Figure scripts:
— BEGIN —
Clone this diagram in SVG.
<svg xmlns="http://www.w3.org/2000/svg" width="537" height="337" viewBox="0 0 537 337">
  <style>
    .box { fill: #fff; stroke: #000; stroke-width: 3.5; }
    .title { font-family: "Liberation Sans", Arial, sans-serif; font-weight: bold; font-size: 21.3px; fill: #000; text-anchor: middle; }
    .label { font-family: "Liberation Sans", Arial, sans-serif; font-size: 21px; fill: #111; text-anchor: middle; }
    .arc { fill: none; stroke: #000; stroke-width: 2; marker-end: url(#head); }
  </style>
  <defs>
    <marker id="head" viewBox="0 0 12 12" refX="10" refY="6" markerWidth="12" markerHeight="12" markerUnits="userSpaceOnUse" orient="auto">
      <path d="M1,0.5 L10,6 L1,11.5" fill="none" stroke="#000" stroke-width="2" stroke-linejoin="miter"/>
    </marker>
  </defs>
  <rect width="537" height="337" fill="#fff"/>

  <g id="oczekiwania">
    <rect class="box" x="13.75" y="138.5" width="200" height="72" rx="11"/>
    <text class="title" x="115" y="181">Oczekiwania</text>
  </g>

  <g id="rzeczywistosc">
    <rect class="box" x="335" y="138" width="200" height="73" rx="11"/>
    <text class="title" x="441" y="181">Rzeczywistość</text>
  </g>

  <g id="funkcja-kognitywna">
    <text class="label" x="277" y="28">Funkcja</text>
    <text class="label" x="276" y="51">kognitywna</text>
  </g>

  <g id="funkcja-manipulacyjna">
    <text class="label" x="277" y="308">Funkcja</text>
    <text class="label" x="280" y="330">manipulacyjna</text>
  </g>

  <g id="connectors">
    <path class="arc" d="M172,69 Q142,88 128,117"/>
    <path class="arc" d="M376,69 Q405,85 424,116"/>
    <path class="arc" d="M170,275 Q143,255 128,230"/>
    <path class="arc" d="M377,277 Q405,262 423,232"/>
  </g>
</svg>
— END —
— BEGIN —
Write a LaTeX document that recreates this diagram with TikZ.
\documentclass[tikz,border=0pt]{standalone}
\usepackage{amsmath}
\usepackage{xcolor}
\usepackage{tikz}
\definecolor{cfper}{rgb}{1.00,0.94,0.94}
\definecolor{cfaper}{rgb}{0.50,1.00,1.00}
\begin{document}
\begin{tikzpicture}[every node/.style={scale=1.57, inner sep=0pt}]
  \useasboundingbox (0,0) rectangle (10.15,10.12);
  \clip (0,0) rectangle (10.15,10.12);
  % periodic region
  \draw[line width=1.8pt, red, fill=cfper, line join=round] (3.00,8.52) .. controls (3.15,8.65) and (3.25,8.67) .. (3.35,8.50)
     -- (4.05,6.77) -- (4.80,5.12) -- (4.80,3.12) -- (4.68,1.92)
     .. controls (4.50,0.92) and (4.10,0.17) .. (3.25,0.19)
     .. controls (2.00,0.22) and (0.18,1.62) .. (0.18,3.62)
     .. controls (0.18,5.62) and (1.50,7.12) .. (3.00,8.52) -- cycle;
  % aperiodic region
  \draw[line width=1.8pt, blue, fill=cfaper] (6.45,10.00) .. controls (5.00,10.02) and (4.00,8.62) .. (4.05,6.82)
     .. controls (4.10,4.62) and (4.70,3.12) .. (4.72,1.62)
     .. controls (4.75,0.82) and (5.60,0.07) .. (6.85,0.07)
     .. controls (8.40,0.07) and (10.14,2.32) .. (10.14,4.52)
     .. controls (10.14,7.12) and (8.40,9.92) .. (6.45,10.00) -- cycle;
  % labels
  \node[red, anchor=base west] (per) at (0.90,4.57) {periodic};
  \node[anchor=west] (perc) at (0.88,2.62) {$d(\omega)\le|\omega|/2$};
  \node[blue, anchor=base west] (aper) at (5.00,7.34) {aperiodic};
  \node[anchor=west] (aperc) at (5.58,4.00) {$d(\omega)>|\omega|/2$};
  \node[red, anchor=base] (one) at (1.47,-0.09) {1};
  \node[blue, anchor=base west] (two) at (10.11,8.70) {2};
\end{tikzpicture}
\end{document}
— END —
— BEGIN —
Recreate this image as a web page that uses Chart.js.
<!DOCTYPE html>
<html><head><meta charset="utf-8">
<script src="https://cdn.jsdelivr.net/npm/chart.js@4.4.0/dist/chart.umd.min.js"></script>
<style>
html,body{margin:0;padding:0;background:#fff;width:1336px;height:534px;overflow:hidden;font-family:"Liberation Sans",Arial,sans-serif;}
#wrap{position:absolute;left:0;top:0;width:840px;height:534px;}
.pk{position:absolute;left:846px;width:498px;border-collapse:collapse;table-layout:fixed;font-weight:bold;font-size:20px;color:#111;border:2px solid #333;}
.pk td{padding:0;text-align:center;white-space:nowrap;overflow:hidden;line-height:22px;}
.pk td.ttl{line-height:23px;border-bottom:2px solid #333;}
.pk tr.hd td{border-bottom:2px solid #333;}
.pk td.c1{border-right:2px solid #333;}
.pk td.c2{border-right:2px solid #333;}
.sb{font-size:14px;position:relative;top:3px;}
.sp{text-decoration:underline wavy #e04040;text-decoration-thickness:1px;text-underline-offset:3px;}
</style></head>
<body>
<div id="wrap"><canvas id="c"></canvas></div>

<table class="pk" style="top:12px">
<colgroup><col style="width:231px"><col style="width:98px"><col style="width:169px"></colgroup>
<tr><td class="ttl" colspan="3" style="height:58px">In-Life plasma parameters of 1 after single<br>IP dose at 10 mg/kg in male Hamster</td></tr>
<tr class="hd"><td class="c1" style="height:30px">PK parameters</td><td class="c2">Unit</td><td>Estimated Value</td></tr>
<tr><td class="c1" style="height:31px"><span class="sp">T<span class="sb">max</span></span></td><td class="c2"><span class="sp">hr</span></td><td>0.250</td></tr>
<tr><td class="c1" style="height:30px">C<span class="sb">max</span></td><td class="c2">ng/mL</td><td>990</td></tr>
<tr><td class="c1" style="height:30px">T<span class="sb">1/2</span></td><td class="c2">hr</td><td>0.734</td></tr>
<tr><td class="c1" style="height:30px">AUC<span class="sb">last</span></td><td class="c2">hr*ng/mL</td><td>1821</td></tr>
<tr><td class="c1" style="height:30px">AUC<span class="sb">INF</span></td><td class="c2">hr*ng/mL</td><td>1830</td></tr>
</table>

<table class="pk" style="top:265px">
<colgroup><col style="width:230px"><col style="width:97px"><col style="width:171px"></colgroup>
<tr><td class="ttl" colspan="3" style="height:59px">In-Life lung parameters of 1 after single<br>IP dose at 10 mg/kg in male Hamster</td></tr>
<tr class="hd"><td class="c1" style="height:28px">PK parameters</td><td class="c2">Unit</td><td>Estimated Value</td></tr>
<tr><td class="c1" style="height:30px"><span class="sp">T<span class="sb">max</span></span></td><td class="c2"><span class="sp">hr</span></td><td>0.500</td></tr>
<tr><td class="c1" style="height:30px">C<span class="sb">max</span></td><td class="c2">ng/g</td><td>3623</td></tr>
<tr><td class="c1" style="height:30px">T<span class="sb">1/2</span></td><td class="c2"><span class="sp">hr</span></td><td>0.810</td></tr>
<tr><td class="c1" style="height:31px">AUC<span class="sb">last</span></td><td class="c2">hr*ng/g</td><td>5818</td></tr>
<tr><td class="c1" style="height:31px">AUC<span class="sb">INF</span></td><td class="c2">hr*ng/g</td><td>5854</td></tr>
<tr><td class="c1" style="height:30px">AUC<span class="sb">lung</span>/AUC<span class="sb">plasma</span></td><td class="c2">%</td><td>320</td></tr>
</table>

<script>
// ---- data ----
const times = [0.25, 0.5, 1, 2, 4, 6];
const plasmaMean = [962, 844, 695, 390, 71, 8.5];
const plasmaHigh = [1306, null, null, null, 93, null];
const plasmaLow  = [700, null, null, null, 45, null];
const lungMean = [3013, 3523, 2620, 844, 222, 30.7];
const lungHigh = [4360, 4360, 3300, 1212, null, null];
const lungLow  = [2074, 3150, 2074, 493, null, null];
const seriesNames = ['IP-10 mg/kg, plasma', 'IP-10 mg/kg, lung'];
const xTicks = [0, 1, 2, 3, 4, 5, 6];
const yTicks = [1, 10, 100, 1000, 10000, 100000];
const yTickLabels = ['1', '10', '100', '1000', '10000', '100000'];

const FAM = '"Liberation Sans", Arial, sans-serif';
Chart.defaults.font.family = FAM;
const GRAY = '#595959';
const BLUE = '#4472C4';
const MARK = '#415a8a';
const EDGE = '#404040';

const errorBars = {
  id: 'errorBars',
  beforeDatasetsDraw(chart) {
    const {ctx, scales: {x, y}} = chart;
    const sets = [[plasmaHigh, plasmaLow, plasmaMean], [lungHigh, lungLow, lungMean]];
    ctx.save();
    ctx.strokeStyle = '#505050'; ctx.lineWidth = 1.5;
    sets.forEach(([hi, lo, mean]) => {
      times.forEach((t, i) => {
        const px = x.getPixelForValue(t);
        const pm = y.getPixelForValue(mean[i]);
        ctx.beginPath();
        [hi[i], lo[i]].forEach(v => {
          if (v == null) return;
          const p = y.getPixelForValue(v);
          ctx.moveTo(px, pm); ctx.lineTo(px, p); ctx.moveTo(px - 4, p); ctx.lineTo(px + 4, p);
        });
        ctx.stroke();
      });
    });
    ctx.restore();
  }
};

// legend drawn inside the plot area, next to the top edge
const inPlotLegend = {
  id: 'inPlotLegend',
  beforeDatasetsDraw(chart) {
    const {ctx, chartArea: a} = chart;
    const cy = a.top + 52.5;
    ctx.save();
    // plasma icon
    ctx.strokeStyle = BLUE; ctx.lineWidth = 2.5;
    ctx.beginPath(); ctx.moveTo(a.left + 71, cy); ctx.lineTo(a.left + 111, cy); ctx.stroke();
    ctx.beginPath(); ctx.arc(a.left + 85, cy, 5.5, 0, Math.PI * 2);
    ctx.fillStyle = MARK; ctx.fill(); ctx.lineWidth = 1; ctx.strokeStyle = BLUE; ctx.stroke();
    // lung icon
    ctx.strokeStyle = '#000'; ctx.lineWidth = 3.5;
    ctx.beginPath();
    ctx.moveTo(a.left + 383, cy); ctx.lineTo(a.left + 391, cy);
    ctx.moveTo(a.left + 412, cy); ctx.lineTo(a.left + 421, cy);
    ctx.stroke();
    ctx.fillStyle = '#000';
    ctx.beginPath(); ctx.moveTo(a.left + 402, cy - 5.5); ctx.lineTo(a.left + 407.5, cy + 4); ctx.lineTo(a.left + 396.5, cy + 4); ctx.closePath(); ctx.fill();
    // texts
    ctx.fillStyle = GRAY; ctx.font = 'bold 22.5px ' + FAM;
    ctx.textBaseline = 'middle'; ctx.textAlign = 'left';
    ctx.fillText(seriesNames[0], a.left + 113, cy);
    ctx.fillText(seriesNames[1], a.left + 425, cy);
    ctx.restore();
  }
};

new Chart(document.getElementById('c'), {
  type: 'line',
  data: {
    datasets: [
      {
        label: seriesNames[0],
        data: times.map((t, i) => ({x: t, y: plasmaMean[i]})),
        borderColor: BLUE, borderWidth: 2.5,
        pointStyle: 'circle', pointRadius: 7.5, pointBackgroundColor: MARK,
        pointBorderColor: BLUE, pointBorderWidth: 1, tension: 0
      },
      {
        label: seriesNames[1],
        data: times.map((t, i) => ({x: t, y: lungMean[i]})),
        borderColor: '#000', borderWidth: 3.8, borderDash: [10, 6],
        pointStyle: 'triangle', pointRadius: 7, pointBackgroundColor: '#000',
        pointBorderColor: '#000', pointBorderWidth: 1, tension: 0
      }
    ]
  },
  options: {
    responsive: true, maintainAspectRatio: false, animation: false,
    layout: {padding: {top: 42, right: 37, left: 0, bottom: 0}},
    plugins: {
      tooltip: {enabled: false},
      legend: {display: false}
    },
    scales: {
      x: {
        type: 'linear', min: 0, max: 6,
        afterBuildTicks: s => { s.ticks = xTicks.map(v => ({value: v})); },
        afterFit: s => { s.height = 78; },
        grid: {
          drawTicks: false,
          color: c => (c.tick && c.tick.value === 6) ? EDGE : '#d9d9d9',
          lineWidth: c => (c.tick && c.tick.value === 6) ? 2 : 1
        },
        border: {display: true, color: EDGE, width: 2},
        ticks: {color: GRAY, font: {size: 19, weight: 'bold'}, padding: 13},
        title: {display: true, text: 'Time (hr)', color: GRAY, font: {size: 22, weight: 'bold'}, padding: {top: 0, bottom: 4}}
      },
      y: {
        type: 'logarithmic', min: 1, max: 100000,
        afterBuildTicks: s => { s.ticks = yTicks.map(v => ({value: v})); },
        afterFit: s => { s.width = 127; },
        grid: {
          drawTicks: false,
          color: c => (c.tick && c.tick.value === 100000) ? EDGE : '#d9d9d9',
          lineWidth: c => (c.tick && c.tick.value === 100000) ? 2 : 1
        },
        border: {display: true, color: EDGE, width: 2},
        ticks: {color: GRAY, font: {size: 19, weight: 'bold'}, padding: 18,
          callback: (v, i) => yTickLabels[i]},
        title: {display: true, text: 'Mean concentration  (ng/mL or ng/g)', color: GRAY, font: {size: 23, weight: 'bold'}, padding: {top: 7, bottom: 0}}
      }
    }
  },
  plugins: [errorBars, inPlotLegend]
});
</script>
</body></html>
— END —
● WHAT YOU ARE ASKED TO DO: In the records above, tally the lines where the word "diagram" appears, and give the number and nothing else.

● ANSWER TO THE TASK: 2